The Way Forward

I read the Iraq Study Group Report. You can find it in its entirety as a pdf here at the New York Times site. I have to confess that I learned much from its survey of the current situation in Iraq, which I think says more about the limitations of media coverage of the region than the depth of the Report. Whole countries receive little more than a paragraph's exposition about their relationship to Iraq and role in future intiatives in the region.

The authors make no sensational claims about the promise of their proposal. They open the report with a letter: "There is no magic formula to solve the problems of Iraq." The Executive Summary reinforces this sentiment: "There is no path that can guarantee success;" and this is echoed in the opening line of the first chapter, "There is no guarantee for success in Iraq."

They describe a situation in Iraq that is highly unstable, even moreso than I appreciated. Reading their survey of the context in Iraq, with its internal strife and neighboring countries compounding the problem, I began to appreciate the appeal of a puppet autocrat in a client state. Violence was never as bad now as it was under Saddam Hussein. And while Shia and Kurd lives were cheap under the Sunni Baathist regime, they're all cheap now. The number of civilian attacks that go on in Iraq on a daily basis is staggering. Roughly 10 civilians a day are killed, and about 180 attacks on US and Iraqi security forces occur each day. Any similar day occurring in Canada would be unthinkably tragic and alarming. I can't imagine a life in that context, with no end in sight.

Given the clear roadmap and numerous recommendations offered by the Iraq Study Group, I can't understand why the Bush II regime would focus on troop redployment, with an additional 20,000 troops, as the centrepiece of its renewed strategy. The ISG Report clearly states that what is required is a New Diplomatic Offensive, a typically American oxymoron of international relations. Recommendation 2 (p. 45) explicitly enunciates the components of this Offensive:

RECOMMENDATION 2: The goals of the diplomatic offensive as it relates to regional players should be to:

i. Support the unity and territorial integrity of Iraq.

ii. Stop destabilizing interventions and actions by Iraq’s neighbors.

iii. Secure Iraq’s borders, including the use of joint patrols with neighboring countries.

iv. Prevent the expansion of the instability and conflict beyond Iraq’s borders.

v. Promote economic assistance, commerce, trade, political support, and, if possible, military assistance for the Iraqi government from non-neighboring Muslim nations.

vi. Energize countries to support national political reconciliation in Iraq.

vii. Validate Iraq’s legitimacy by resuming diplomatic relations, where appropriate, and reestablishing embassies in Baghdad.

viii.
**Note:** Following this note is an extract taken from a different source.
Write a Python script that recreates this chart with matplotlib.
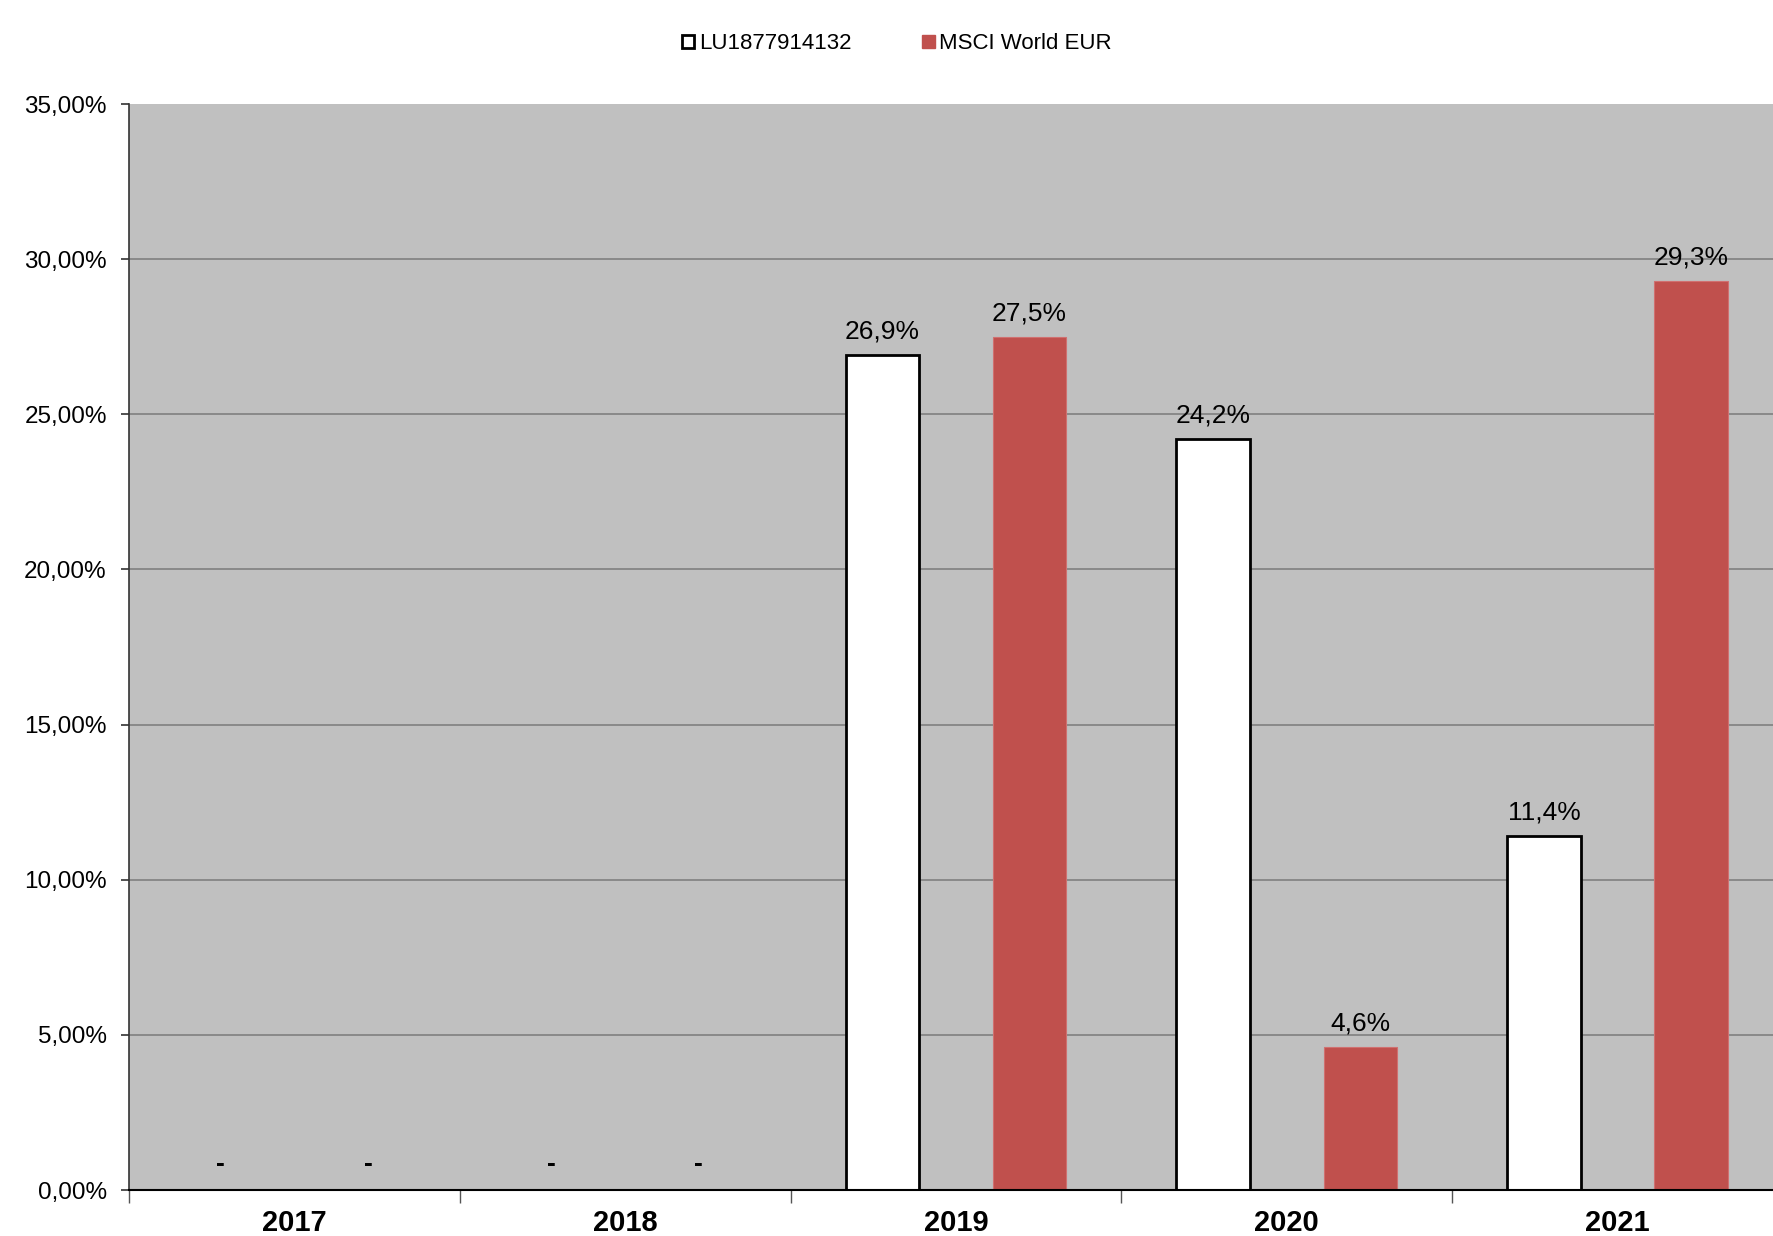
import matplotlib
matplotlib.use("Agg")
import matplotlib.pyplot as plt
from matplotlib.patches import Patch
from matplotlib.ticker import FuncFormatter, FixedLocator
import numpy as np

plt.rcParams['font.family'] = ['Liberation Sans', 'DejaVu Sans']

years = ["2017", "2018", "2019", "2020", "2021"]
fund_name = "LU1877914132"
index_name = "MSCI World EUR"
fund_values = [None, None, 26.9, 24.2, 11.4]
index_values = [None, None, 27.5, 4.6, 29.3]
y_ticks = [0, 5, 10, 15, 20, 25, 30, 35]

fig = plt.figure(figsize=(17.74, 12.36), dpi=100)
ax = fig.add_axes([129/1774, 1 - 1190/1236, (1783 - 129)/1774, (1190 - 104)/1236])
ax.set_facecolor('#C0C0C0')

x = np.arange(len(years)) + 0.5
w = 0.2225
off = 0.2225
red = '#C0504D'

fv = [v if v is not None else 0 for v in fund_values]
iv = [v if v is not None else 0 for v in index_values]

ax.bar(x - off, fv, width=w, color='white', edgecolor='black', linewidth=2, zorder=3)
ax.bar(x + off, iv, width=w, color=red, edgecolor='#D07070', linewidth=0.8, zorder=3)

def put_labels(xs, vals):
    for xi, v in zip(xs, vals):
        if v is None:
            ax.annotate("-", (xi, 0), xytext=(0, 13.5), textcoords='offset points',
                        ha='center', va='baseline', fontsize=19, fontweight='bold',
                        color='black', zorder=5)
        else:
            ax.annotate(f"{v:.1f}%".replace('.', ','), (xi, v), xytext=(0, 12),
                        textcoords='offset points', ha='center', va='baseline',
                        fontsize=19, color='black', zorder=5)

put_labels(x - off, fund_values)
put_labels(x + off, index_values)

ax.set_xlim(0, len(years))
ax.set_ylim(0, 35)
ax.yaxis.set_major_locator(FixedLocator(y_ticks))
ax.yaxis.set_major_formatter(FuncFormatter(lambda v, p: f"{v:.2f}%".replace('.', ',')))
ax.grid(axis='y', color='#858585', linewidth=1.3, zorder=1)
ax.set_axisbelow(True)
gl = ax.get_ygridlines()
gl[-1].set_visible(False)

ax.set_xticks(np.arange(len(years) + 1))
ax.set_xticklabels([])
ax.set_xticks(x, minor=True)
ax.set_xticklabels(years, minor=True, fontsize=21, fontweight='bold',
                   family=['Liberation Sans Narrow', 'Liberation Sans'])
ax.tick_params(axis='x', which='major', direction='out', length=9, width=1, color='#555555')
ax.tick_params(axis='x', which='minor', length=0, pad=14)
ax.tick_params(axis='y', direction='out', length=6, width=1.2, labelsize=17.5, pad=10, color='#333333')

for s in ['top', 'right']:
    ax.spines[s].set_visible(False)
ax.spines['left'].set_color('#333333')
ax.spines['left'].set_linewidth(1.2)
ax.spines['bottom'].set_color('black')
ax.spines['bottom'].set_linewidth(1.5)
ax.spines['bottom'].set_zorder(4)

handles = [Patch(facecolor='white', edgecolor='black', linewidth=2),
           Patch(facecolor=red, edgecolor=red)]
fig.legend(handles, [fund_name, index_name], loc='center', bbox_to_anchor=(0.5056, 0.9645),
           ncol=2, frameon=False, fontsize=16, handlelength=0.55, handleheight=0.55,
           handletextpad=0.2, columnspacing=3.2)

fig.savefig('out.png', dpi=100, facecolor='white')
Assist Iraq in establishing active working embassies in key capitals in the region (for example, in Riyadh, Saudi Arabia).

ix. Help Iraq reach a mutually acceptable agreement on Kirkuk.

x. Assist the Iraqi government in achieving certain security, political, and economic milestones, including better performance on issues such as national reconciliation, equitable distribution of oil revenues, and the dismantling of militias.

That's a pretty clear path they're charting. I looked at Bush II's January 10 troop surge speech and there was little about diplomacy, although I found plenty that was offensive. The speech focused almost entirely on securing Baghdad and gave short shrift to Rice's diplomatic mission to compel regional players to play ball with the US.

At one point, Bush II states:
"The challenge playing out across the broader Middle East is more than a military conflict. It is the decisive ideological struggle of our time. On one side are those who believe in freedom and moderation. On the other side are extremists who kill the innocent, and have declared their intention to destroy our way of life."

The claim is so thick with hypocrisy that I get nauseated and dyspeptic just reading it. Has Bush II so little insight into the misery that the US inflicts on civilians caught in the crossfire? Or is it merely contempt for an audience that will swallow such lies? Is freedom and moderation what the US has supported in Saudi Arabia for the last sixty years? Or Israel? Could not Osama Bin Laden have made the exact same speech?

Bush II had no intention to follow the Iraq Study Group Report. His only interest in the Report was that its release be deferred until after the mid-term elections so it wouldn't leave the Republicans even more vulnerable.

With the release of the Report, Bush II made a show of extensive consultations and ultimately pursued an option that was outlined by Frederick Kagan of the American Enterprise Institute in a report titled, "Choosing Victory: A Plan for Success in Iraq." The recommendation: basically, a troop surge to secure Baghdad because all other options would fail. For example, "Negotiating with Iran and Syria will not stop violence."

Fortunately, there may be other trends afoot in the region that don't involve the US and may, as a result, bear fruit. To wit: Turkey has been welcomed by Israel to inspect the construction around Al Aqsa mosque that recently spawned so much protest. Another: The leader of Hamas has stepped down as the democratically elected Palestinian PM, paving the way for a unified government and halting the slide to civil war amongst Palestinians, in a deal mediated—or at least hosted—by diplomatic wallflower Saudi Arabia.

Despite the US's efforts to avert peace, it just may flower in the desert after all.